Capacitor Types and Uses
Capacitor families — dielectric, typical values, strengths, and common applications.
Reference
By dielectric
| Type | Typical range | Polarized | Strengths | Use cases |
|---|---|---|---|---|
| Ceramic (C0G / NP0) | 0.5 pF – 100 nF | No | Stable, low-loss, tight tolerance | RF, timing, filters |
| Ceramic (X7R / X5R) | 1 nF – 100 µF | No | High capacitance per volume | Bypass, decoupling |
| Ceramic (Y5V / Z5U) | 1 nF – 22 µF | No | Cheap, very high C | Non-critical bulk |
| Film (PP, PET, PTFE) | 100 pF – 10 µF | No | Low loss, stable, high V | Audio, snubber, timing |
| Electrolytic (Al) | 0.1 µF – 100 mF | Yes | Cheap, very high C | Power supply bulk, filter |
| Tantalum | 0.1 µF – 1 mF | Yes | Stable, compact, low ESR | Portable electronics |
| Polymer (Al/Ta) | 1 µF – 1 mF | Yes | Very low ESR, long life | VRMs, CPU / GPU rails |
| Supercapacitor | 0.1 F – 3 kF | Yes | Enormous C, low V | Backup, regen, RTC hold |
| Mica | 1 pF – 10 nF | No | Extremely stable, high Q | RF, precision |
Rules of thumb
- Decoupling: place a 100 nF ceramic close to every IC power pin; add a 10 µF bulk nearby.
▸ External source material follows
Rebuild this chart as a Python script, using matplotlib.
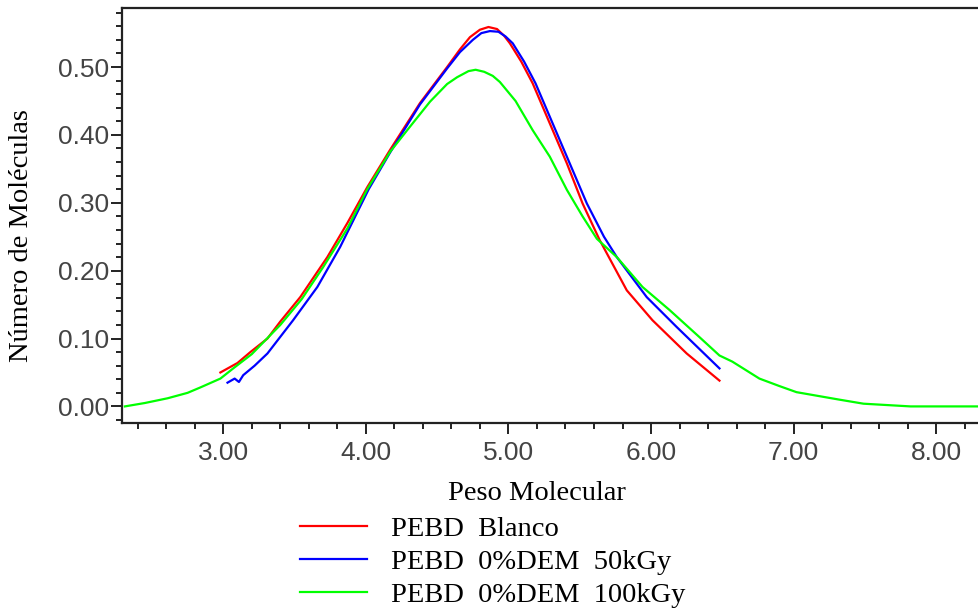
"""
Distribucion de peso molecular - PEBD
"""

import matplotlib

matplotlib.use("Agg")
import matplotlib.pyplot as plt
from matplotlib.ticker import FormatStrFormatter, MultipleLocator

# PEBD Blanco
blanco_x = [2.98, 3.10, 3.19, 3.31, 3.40, 3.54, 3.73, 3.87, 4.01, 4.17, 4.38,
            4.57, 4.66, 4.73, 4.80, 4.86, 4.92, 4.97, 5.01, 5.09, 5.17, 5.29,
            5.41, 5.52, 5.64, 5.83, 6.01, 6.25, 6.48]
blanco_y = [0.050, 0.064, 0.080, 0.100, 0.125, 0.161, 0.220, 0.270, 0.323, 0.378,
            0.447, 0.500, 0.526, 0.544, 0.555, 0.559, 0.556, 0.546, 0.535, 0.508,
            0.476, 0.417, 0.358, 0.299, 0.245, 0.171, 0.127, 0.078, 0.038]

# PEBD 0%DEM 50kGy
dem50_x = [3.03, 3.08, 3.11, 3.14, 3.22, 3.31, 3.49, 3.66, 3.82, 4.02, 4.17,
           4.38, 4.57, 4.66, 4.75, 4.81, 4.87, 4.93, 4.98, 5.03, 5.11, 5.19,
           5.31, 5.43, 5.55, 5.67, 5.76, 5.97, 6.18, 6.48]
dem50_y = [0.035, 0.041, 0.036, 0.046, 0.060, 0.078, 0.127, 0.176, 0.235, 0.320,
           0.374, 0.445, 0.498, 0.522, 0.540, 0.550, 0.553, 0.552, 0.545, 0.535,
           0.508, 0.476, 0.417, 0.358, 0.299, 0.250, 0.220, 0.161, 0.117, 0.056]

# PEBD 0%DEM 100kGy
dem100_x = [2.31, 2.45, 2.61, 2.75, 2.84, 2.98, 3.07, 3.20, 3.40, 3.55, 3.70,
            3.87, 4.01, 4.17, 4.29, 4.45, 4.57, 4.64, 4.72, 4.77, 4.83, 4.89,
            4.94, 5.05, 5.17, 5.29, 5.41, 5.52, 5.62, 5.76, 5.94, 6.13, 6.34,
            6.48, 6.57, 6.76, 6.90, 7.02, 7.32, 7.49, 7.82, 8.30]
dem100_y = [0.000, 0.005, 0.012, 0.020, 0.028, 0.041, 0.056, 0.077, 0.120, 0.158,
            0.205, 0.262, 0.320, 0.375, 0.407, 0.449, 0.475, 0.485, 0.494, 0.496,
            0.493, 0.487, 0.478, 0.450, 0.407, 0.368, 0.319, 0.280, 0.247, 0.220,
            0.176, 0.142, 0.102, 0.075, 0.066, 0.041, 0.030, 0.021, 0.010, 0.004,
            0.000, 0.000]

labels = ["PEBD  Blanco", "PEBD  0%DEM  50kGy", "PEBD  0%DEM  100kGy"]
colors = ["#ff0000", "#0000ff", "#00ff00"]

W, H = 979, 616
fig = plt.figure(figsize=(W / 100, H / 100), dpi=100)
ax = fig.add_axes([122 / W, 1 - 422.7 / H, (W - 122) / W, (422.7 - 8) / H])

series = [(blanco_x, blanco_y), (dem50_x, dem50_y), (dem100_x, dem100_y)]
handles = []
for (xs, ys), lab, col in zip(series, labels, colors):
    (ln,) = ax.plot(xs, ys, color=col, linewidth=1.6, label=lab)
    handles.append(ln)

ax.set_xlim(2.29, 8.30)
ax.set_ylim(-0.024, 0.587)

ax.spines["right"].set_visible(False)
for side in ["left", "bottom", "top"]:
    ax.spines[side].set_linewidth(1.6)
    ax.spines[side].set_color("#222222")

ax.xaxis.set_major_locator(MultipleLocator(1.0))
ax.xaxis.set_minor_locator(MultipleLocator(0.2))
ax.yaxis.set_major_locator(MultipleLocator(0.1))
ax.yaxis.set_minor_locator(MultipleLocator(0.02))
ax.xaxis.set_major_formatter(FormatStrFormatter("%.2f"))
ax.yaxis.set_major_formatter(FormatStrFormatter("%.2f"))

ax.tick_params(axis="both", which="major", direction="out", length=8, width=1.4,
               color="#222222", labelcolor="#444444", labelsize=19)
ax.tick_params(axis="both", which="minor", direction="out", length=4.5, width=1.4,
               color="#222222")
ax.tick_params(axis="y", which="major", pad=1.5)
ax.tick_params(axis="x", which="major", pad=5)
for lab in ax.get_xticklabels() + ax.get_yticklabels():
    lab.set_family("Liberation Sans")

label_font = {"family": "Liberation Serif", "size": 20.5, "color": "black"}
ax.set_xlabel("Peso Molecular", fontdict=label_font)
ax.xaxis.set_label_coords((537 - 122) / (W - 122), (422.7 - 481) / 414.7)
ax.set_ylabel("Número de Moléculas", fontdict=label_font)
ax.yaxis.set_label_coords((34 - 122) / (W - 122), (422.7 - 236) / 414.7)

fig.legend(handles=handles, labels=labels, loc="upper left",
           bbox_to_anchor=(300 / W, 1 - 516 / H), frameon=False,
           prop={"family": "Liberation Serif", "size": 20.5},
           handlelength=2.35, handletextpad=0.85, labelspacing=0.25,
           borderpad=0, borderaxespad=0)

fig.savefig("out.png", dpi=100)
- Aluminum electrolytics dry out — avoid in hot places; lifetime halves per 10 °C rise.
- X7R / X5R lose capacitance with DC bias — derate to ~50% of rating for high-bias bulk.
- Never reverse-polarize electrolytics or tantalums — they can explode or ignite.
- Rated voltage is max continuous — derate 50% for reliability in bulk DC bus.